Search This Blog

Saturday, March 16, 2013

Valen the Outcast. Volume 2: Death Eternal. Michael Alan Nelson (Writer), Matteo Scalera (Art), Archie Van Buren (Colours), Ed Dukshire (Letters), BOOM! Studios (2012)

Superb conclusion to a story that puts heart into sword and sorcery without ever compromising on the action. Valen Brand, undead ex-king of Oakhaven is on a journey to recover his soul from the necromancer Korrus Null with his companions Zjanna and Alexio Cordovan. After an encounter with Furies who hate trespassesr on thier seas and a battering meeting with the ghost of his wife, Valen and the other finally make landfall.

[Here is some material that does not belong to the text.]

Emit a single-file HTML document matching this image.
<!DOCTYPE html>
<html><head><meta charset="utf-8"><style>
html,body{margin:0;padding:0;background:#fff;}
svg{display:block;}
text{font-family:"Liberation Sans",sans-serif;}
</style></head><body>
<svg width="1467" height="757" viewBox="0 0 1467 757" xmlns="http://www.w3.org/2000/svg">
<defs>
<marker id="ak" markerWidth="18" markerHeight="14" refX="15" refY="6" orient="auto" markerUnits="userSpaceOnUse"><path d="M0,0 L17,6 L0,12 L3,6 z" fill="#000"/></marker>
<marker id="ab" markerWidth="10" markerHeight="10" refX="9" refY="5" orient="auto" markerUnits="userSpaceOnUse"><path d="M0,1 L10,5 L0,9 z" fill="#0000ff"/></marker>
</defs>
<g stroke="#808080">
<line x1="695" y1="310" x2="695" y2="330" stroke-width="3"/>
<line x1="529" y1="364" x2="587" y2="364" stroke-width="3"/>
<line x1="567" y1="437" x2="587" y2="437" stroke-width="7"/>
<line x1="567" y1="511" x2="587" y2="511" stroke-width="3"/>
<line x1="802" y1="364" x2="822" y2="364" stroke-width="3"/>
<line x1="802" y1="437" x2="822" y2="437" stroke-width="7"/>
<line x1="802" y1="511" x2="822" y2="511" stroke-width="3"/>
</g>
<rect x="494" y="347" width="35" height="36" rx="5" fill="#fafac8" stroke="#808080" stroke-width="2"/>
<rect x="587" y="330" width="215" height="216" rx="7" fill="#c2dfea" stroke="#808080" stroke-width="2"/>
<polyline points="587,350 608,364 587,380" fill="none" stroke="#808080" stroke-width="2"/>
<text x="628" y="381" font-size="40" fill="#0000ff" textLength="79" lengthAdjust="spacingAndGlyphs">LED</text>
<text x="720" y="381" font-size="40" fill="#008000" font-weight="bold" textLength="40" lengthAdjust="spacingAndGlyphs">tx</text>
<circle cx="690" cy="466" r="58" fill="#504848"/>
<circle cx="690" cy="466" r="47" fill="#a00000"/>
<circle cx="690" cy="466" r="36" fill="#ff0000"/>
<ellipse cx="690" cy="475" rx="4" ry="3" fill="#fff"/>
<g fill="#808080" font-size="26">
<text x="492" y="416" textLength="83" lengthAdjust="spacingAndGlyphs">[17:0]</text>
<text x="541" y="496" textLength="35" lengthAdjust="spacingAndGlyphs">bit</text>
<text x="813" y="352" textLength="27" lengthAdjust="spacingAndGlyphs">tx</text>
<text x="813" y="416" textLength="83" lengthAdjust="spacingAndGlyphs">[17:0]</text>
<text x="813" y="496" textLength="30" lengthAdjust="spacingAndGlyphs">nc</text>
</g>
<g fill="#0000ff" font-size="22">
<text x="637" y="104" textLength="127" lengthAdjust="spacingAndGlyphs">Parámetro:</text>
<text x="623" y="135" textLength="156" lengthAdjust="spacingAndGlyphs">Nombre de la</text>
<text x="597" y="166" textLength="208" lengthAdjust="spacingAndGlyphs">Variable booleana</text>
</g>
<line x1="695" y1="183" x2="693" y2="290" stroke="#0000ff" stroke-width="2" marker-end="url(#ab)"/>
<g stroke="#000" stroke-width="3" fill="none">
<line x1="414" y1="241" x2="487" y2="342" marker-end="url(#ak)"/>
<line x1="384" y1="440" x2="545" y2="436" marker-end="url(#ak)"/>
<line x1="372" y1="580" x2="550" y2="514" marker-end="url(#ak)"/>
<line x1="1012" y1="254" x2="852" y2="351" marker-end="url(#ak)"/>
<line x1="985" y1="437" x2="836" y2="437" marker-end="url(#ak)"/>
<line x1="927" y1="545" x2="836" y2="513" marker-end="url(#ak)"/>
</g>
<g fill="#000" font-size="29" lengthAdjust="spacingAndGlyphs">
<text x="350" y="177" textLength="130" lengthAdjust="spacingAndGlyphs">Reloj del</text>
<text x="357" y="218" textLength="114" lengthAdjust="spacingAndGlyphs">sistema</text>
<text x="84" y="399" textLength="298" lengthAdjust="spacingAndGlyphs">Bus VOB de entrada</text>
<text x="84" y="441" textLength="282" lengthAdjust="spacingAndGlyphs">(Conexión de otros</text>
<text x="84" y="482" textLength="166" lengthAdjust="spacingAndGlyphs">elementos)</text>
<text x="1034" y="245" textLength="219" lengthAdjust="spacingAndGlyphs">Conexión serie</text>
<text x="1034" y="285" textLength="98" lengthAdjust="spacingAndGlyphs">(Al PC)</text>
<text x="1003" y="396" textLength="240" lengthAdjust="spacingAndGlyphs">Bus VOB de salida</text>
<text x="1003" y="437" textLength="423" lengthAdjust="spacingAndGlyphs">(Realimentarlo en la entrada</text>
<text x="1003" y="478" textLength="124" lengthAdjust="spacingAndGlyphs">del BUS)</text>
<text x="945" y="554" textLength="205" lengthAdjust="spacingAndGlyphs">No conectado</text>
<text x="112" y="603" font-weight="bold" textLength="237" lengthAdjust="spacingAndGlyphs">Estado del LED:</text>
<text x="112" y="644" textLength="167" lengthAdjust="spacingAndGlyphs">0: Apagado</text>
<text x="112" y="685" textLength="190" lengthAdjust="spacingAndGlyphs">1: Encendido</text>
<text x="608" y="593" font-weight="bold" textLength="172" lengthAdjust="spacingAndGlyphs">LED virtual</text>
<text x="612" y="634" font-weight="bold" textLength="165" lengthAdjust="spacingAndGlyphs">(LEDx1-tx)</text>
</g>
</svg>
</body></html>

Their troubles, of course are only starting as the threats they face, including a skulk, a group of women warriors who Zajanna used to belong to, are nothing to the danger they face when they arrive at the court of Korrus Null.The action never flags, the reveals are clever and meaty, the finale surprising and very fitting.
What had started out as a great sword and sorcery action story with a smart plot, engaging cast and tremendous action develops in a most unexpected and satisfying way. The action is as fast as ever, what changes is that as the plot reveals itself it also adds depth and force to the cast, giving them a more resonant context for their actions and reactions. The story becomes more than straightforward recovery and revenge, love,loss, grief and the depths of friendship all come to the fore without every being plastered onto the the story. They arise naturally from the cast and the way choices they make under dreadful circumstances.

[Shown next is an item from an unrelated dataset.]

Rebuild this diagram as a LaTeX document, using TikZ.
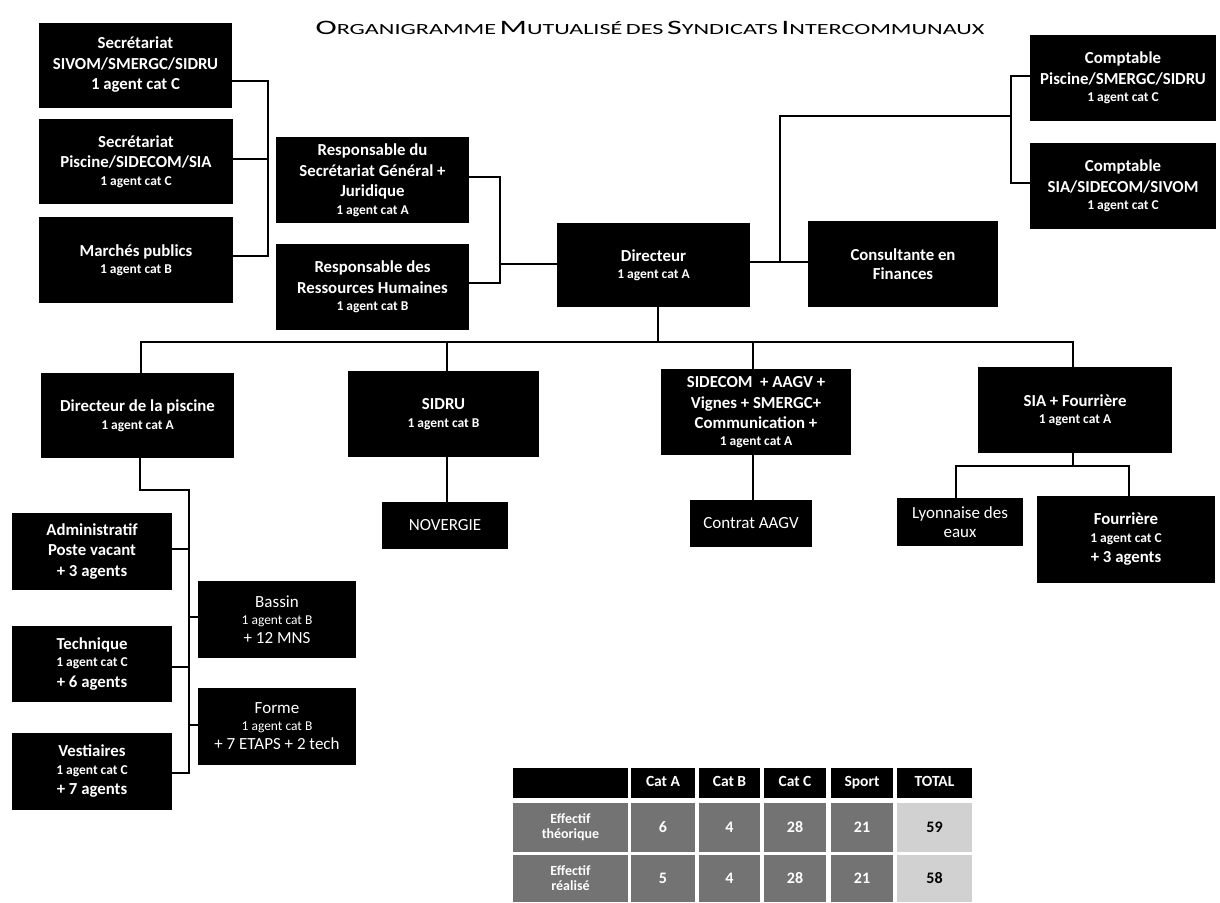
\documentclass[tikz,border=0pt]{standalone}
\usepackage{fontspec}
\usepackage{graphicx}
\setmainfont{Carlito}
\usetikzlibrary{calc}
\newcommand\sml[1]{{\fontsize{13.5}{15}\selectfont #1}}
\newcommand\tsc[2]{{\fontsize{20.5}{24}\selectfont #1}{\fontsize{15.5}{20}\selectfont #2}}
\tikzset{
  orgbox/.style={fill=black, text=white, inner sep=0pt, align=center,
    font=\bfseries\fontsize{16.8}{20.5}\selectfont},
  orgthin/.style={fill=black, text=white, inner sep=0pt, align=center,
    font=\fontsize{17}{19}\selectfont},
  link/.style={draw=black, line width=1.3pt},
  thead/.style={fill=black, text=white, inner sep=0pt, align=center,
    text height=11pt, text depth=3.5pt,
    font=\bfseries\fontsize{15.5}{17}\selectfont},
  tcell/.style={fill=black!55, text=white, inner sep=0pt, align=center,
    font=\bfseries\fontsize{14}{15}\selectfont},
  tnum/.style={tcell, font=\bfseries\fontsize{16}{18}\selectfont},
  ttot/.style={fill=black!18, text=black, inner sep=0pt, align=center,
    font=\bfseries\fontsize{16}{18}\selectfont},
}
\begin{document}
\begin{tikzpicture}[x=1pt,y=-1pt]
\useasboundingbox (0,0) rectangle (1220,902);
\fill[white] (0,0) rectangle (1220,902);

% title
\node[inner sep=0pt, anchor=base] (title) at (650,34)
  {\scalebox{1.56}[1]{\tsc{O}{RGANIGRAMME} \tsc{M}{UTUALISÉ} \tsc{}{DES} \tsc{S}{YNDICATS} \tsc{I}{NTERCOMMUNAUX}}};

% top-left group
\node[orgbox, minimum width=193, minimum height=85] (sec1) at (135.5,65)
  {Secrétariat\\SIVOM/SMERGC/SIDRU\\1 agent cat C};
\node[orgbox, minimum width=194, minimum height=85] (sec2) at (136,161.5)
  {Secrétariat\\Piscine/SIDECOM/SIA\\[-3pt]\sml{1 agent cat C}};
\node[orgbox, minimum width=194, minimum height=86] (marches) at (136,260)
  {Marchés publics\\[-3pt]\sml{1 agent cat B}};

\node[orgbox, minimum width=193, minimum height=86] (respsg) at (372.5,180)
  {Responsable du\\Secrétariat Général +\\Juridique\\[-3pt]\sml{1 agent cat A}};
\node[orgbox, minimum width=193, minimum height=86] (resprh) at (372.5,287)
  {Responsable des\\Ressources Humaines\\[-3pt]\sml{1 agent cat B}};

\node[orgbox, minimum width=193, minimum height=84] (dir) at (653.5,265)
  {Directeur\\[-4pt]\sml{1 agent cat A}};
\node[orgbox, minimum width=190, minimum height=86] (consult) at (903,264)
  {Consultante en\\[-2pt]Finances};
\node[orgbox, minimum width=186, minimum height=86] (compt1) at (1123,78)
  {Comptable\\Piscine/SMERGC/SIDRU\\[-3pt]\sml{1 agent cat C}};
\node[orgbox, minimum width=186, minimum height=86] (compt2) at (1123,186)
  {Comptable\\SIA/SIDECOM/SIVOM\\[-3pt]\sml{1 agent cat C}};

% second level
\node[orgbox, minimum width=193, minimum height=85] (dirpisc) at (137.5,415.5)
  {Directeur de la piscine\\[-3pt]\sml{1 agent cat A}};
\node[orgbox, minimum width=191, minimum height=86] (sidru) at (443.5,414)
  {SIDRU\\[-3pt]\sml{1 agent cat B}};
\node[orgbox, minimum width=190, minimum height=86] (sidecom) at (756,412)
  {SIDECOM \ + AAGV +\\Vignes + SMERGC+\\Communication +\\[-4pt]\sml{1 agent cat A}};
\node[orgbox, minimum width=194, minimum height=86] (sia) at (1075,410)
  {SIA + Fourrière\\[-3pt]\sml{1 agent cat A}};

\node[orgthin, minimum width=126, minimum height=47] (novergie) at (445,525.5) {NOVERGIE};
\node[orgthin, minimum width=122, minimum height=47] (contrat) at (751,523.5) {Contrat AAGV};
\node[orgthin, minimum width=126, minimum height=48] (lyon) at (960,522) {Lyonnaise des\\eaux};
\node[orgbox, minimum width=178, minimum height=87] (fourr) at (1126,539.5)
  {Fourrière\\[-3pt]\sml{1 agent cat C}\\+ 3 agents};

% piscine sub-units
\node[orgbox, minimum width=160, minimum height=77] (admin) at (92,551.5)
  {Administratif\\Poste vacant\\+ 3 agents};
\node[orgbox, minimum width=160, minimum height=76] (tech) at (92,664)
  {Technique\\[-3pt]\sml{1 agent cat C}\\+ 6 agents};
\node[orgbox, minimum width=160, minimum height=77] (vest) at (92,771.5)
  {Vestiaires\\[-3pt]\sml{1 agent cat C}\\+ 7 agents};
\node[orgthin, minimum width=158, minimum height=77] (bassin) at (277,619.5)
  {Bassin\\[-2pt]\sml{1 agent cat B}\\+ 12 MNS};
\node[orgthin, minimum width=158, minimum height=77] (forme) at (277,726.5)
  {Forme\\[-2pt]\sml{1 agent cat B}\\+ 7 ETAPS + 2 tech};

% connectors: left group
\coordinate (jl1) at (268,81);
\coordinate (jl2) at (268,159);
\coordinate (jl3) at (268,256);
\draw[link] (sec1.east |- jl1) -- (jl1) -- (jl3) -- (marches.east |- jl3);
\draw[link] (sec2.east |- jl2) -- (jl2);

% middle group
\coordinate (jm1) at (500,177);
\coordinate (jm2) at (500,283);
\coordinate (jm3) at (500,264);
\draw[link] (respsg.east |- jm1) -- (jm1) -- (jm2) -- (resprh.east |- jm2);
\draw[link] (jm3) -- (dir.west |- jm3);

% right group
\coordinate (jr1) at (780,262);
\coordinate (jr2) at (780,116);
\coordinate (jr3) at (1011,116);
\coordinate (jr4) at (1011,76);
\coordinate (jr5) at (1011,183);
\draw[link] (dir.east |- jr1) -- (consult.west |- jr1);
\draw[link] (jr1) -- (jr2) -- (jr3);
\draw[link] (compt1.west |- jr4) -- (jr4) -- (jr5) -- (compt2.west |- jr5);

% bottom distribution
\coordinate (jb0) at (658,342);
\coordinate (jb1) at (141,342);
\coordinate (jb2) at (447,342);
\coordinate (jb3) at (753,342);
\coordinate (jb4) at (1073,342);
\draw[link] (dir.south -| jb0) -- (jb0);
\draw[link] (dirpisc.north -| jb1) -- (jb1) -- (jb4) -- (sia.north -| jb4);
\draw[link] (jb2) -- (sidru.north -| jb2);
\draw[link] (jb3) -- (sidecom.north -| jb3);
\draw[link] (sidru.south -| jb2) -- (novergie.north -| jb2);
\draw[link] (sidecom.south -| jb3) -- (contrat.north -| jb3);

% SIA split
\coordinate (js0) at (1073,466);
\coordinate (js1) at (956,466);
\coordinate (js2) at (1129,466);
\draw[link] (sia.south -| js0) -- (js0);
\draw[link] (lyon.north -| js1) -- (js1) -- (js2) -- (fourr.north -| js2);

% piscine tree
\coordinate (jp0) at (140,490);
\coordinate (jp1) at (189,490);
\coordinate (jp2) at (189,773);
\coordinate (ja) at (189,549);
\coordinate (jbs) at (189,617);
\coordinate (jt) at (189,667);
\coordinate (jf) at (189,725);
\draw[link] (dirpisc.south -| jp0) -- (jp0) -- (jp1) -- (jp2) -- (vest.east |- jp2);
\draw[link] (admin.east |- ja) -- (ja);
\draw[link] (jbs) -- (bassin.west |- jbs);
\draw[link] (tech.east |- jt) -- (jt);
\draw[link] (jf) -- (forme.west |- jf);

% table
\node[thead, minimum width=115, minimum height=30] (t00) at (570.5,783) {};
\node[thead, minimum width=64, minimum height=30] (t01) at (663,783) {Cat A};
\node[thead, minimum width=61, minimum height=30] (t02) at (729.5,783) {Cat B};
\node[thead, minimum width=62, minimum height=30] (t03) at (795,783) {Cat C};
\node[thead, minimum width=62, minimum height=30] (t04) at (862,783) {Sport};
\node[thead, minimum width=75, minimum height=30] (t05) at (934.5,783) {TOTAL};

\node[tcell, minimum width=115, minimum height=49] (t10) at (570.5,827.5) {Effectif\\théorique};
\node[tnum, minimum width=64, minimum height=49] (t11) at (663,827.5) {6};
\node[tnum, minimum width=61, minimum height=49] (t12) at (729.5,827.5) {4};
\node[tnum, minimum width=62, minimum height=49] (t13) at (795,827.5) {28};
\node[tnum, minimum width=62, minimum height=49] (t14) at (862,827.5) {21};
\node[ttot, minimum width=75, minimum height=49] (t15) at (934.5,827.5) {59};

\node[tcell, minimum width=115, minimum height=47] (t20) at (570.5,878.5) {Effectif\\réalisé};
\node[tnum, minimum width=64, minimum height=47] (t21) at (663,878.5) {5};
\node[tnum, minimum width=61, minimum height=47] (t22) at (729.5,878.5) {4};
\node[tnum, minimum width=62, minimum height=47] (t23) at (795,878.5) {28};
\node[tnum, minimum width=62, minimum height=47] (t24) at (862,878.5) {21};
\node[ttot, minimum width=75, minimum height=47] (t25) at (934.5,878.5) {58};
\end{tikzpicture}
\end{document}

Sword and sorcery trades in simple big stories and concepts and Michael  Alan Nelson has a confident sure grasp of this, at the same time he has realised that action give you the room for more subtle moments that add force to the swordplay.
Matteo Scalara'a art is angular and explosive where required and great at the detail as well, This range means that the full scope of the story can be shown, the action when it comes is not just physical, it is a reflection of the character and their choices. The is a great deal of interplay between the cast that gets the sly detail of face and body language to get right and Matteo Scalara provide it.

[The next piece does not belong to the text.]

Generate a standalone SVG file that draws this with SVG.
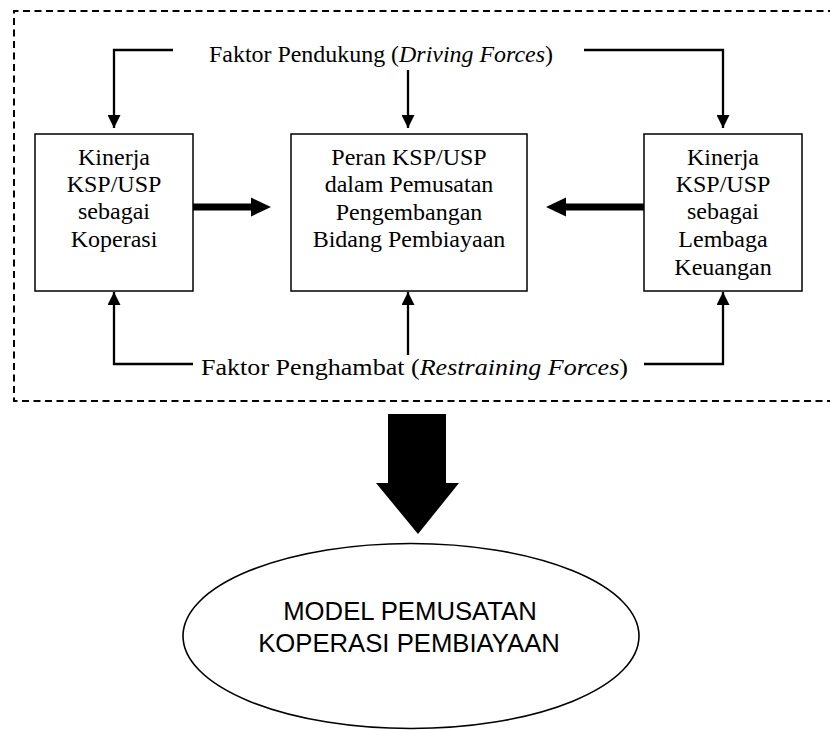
<svg xmlns="http://www.w3.org/2000/svg" width="830" height="730" viewBox="0 0 830 730">
<style>
.box{fill:#fff;stroke:#000;stroke-width:1.5}
.t{font-family:"Liberation Serif","Times New Roman",serif;font-size:24px;fill:#000;text-anchor:middle}
.s{font-family:"Liberation Sans",Arial,sans-serif;font-size:25.7px;fill:#000;text-anchor:middle}
.ln{fill:none;stroke:#000;stroke-width:2.3}
.dash{fill:none;stroke:#000;stroke-width:2;stroke-dasharray:7 4.5}
</style>
<defs>
<marker id="ah" markerUnits="userSpaceOnUse" markerWidth="13" markerHeight="13" refX="13" refY="6.5" orient="auto">
<path d="M0,0 L13,6.5 L0,13 z" fill="#000"/>
</marker>
</defs>
<rect width="830" height="730" fill="#fff"/>
<path class="dash" d="M835,11 H14 V401 H835"/>
<g id="connectors">
<path class="ln" d="M173,50 H114 V128" marker-end="url(#ah)"/>
<path class="ln" d="M584,50 H723 V128" marker-end="url(#ah)"/>
<path class="ln" d="M408,70 V128" marker-end="url(#ah)"/>
<path class="ln" d="M193,364 H114 V292" marker-end="url(#ah)"/>
<path class="ln" d="M644,364 H723 V292" marker-end="url(#ah)"/>
<path class="ln" d="M408,355 V292" marker-end="url(#ah)"/>
<polygon points="193,203.5 251,203.5 251,197.5 271,207 251,216.5 251,210.5 193,210.5" fill="#000"/>
<polygon points="644,203.5 566,203.5 566,197.5 546,207 566,216.5 566,210.5 644,210.5" fill="#000"/>
<polygon points="388,414 446,414 446,483 459,483 418,534 376,483 388,483" fill="#000"/>
</g>
<g id="label-driving">
<text class="t" x="381" y="62" textLength="344" lengthAdjust="spacingAndGlyphs">Faktor Pendukung (<tspan font-style="italic">Driving Forces</tspan>)</text>
</g>
<g id="label-restraining">
<text class="t" x="414.5" y="375" textLength="427" lengthAdjust="spacingAndGlyphs">Faktor Penghambat (<tspan font-style="italic">Restraining Forces</tspan>)</text>
</g>
<g id="node-koperasi">
<rect class="box" x="35" y="134" width="158" height="157"/>
<text class="t" x="114" y="165">Kinerja</text>
<text class="t" x="114" y="192">KSP/USP</text>
<text class="t" x="114" y="219">sebagai</text>
<text class="t" x="114" y="247">Koperasi</text>
</g>
<g id="node-peran">
<rect class="box" x="291" y="134" width="236" height="157"/>
<text class="t" x="409" y="165">Peran KSP/USP</text>
<text class="t" x="409" y="192">dalam Pemusatan</text>
<text class="t" x="409" y="220">Pengembangan</text>
<text class="t" x="409" y="247">Bidang Pembiayaan</text>
</g>
<g id="node-lembaga">
<rect class="box" x="644" y="134" width="158" height="157"/>
<text class="t" x="723" y="165">Kinerja</text>
<text class="t" x="723" y="192">KSP/USP</text>
<text class="t" x="723" y="219">sebagai</text>
<text class="t" x="723" y="247">Lembaga</text>
<text class="t" x="723" y="275">Keuangan</text>
</g>
<g id="node-model">
<ellipse cx="411" cy="636" rx="228" ry="92.5" fill="#fff" stroke="#000" stroke-width="1.6"/>
<text class="s" x="410" y="620">MODEL PEMUSATAN</text>
<text class="s" x="409" y="652">KOPERASI PEMBIAYAAN</text>
</g>
</svg>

Archie Van Buren's colours glow and are simply fantastic, they give an extra dimension to the whole story, they highten the contrast where needed, the pick out details and give definition to the context. They capture the heightened  and deliberately alien context that sword and sorcery works best in. Ed Dukeshire's letters are unobtrusive and effective when required and smashingly effective when just the right sound effect is called for.
The women of the skulk are dressed in the usual skimpy garments that are absurd for any fighter, there is minimal protection and maximum exposure. In a small and very telling moment a smart explanation is provided for it. The whole combined story resonates with this kind of thoughtful respect for the reader, small details that take the cast and the story seriously enough so that the reader is taken seriously too. A great story and a wonderful comic.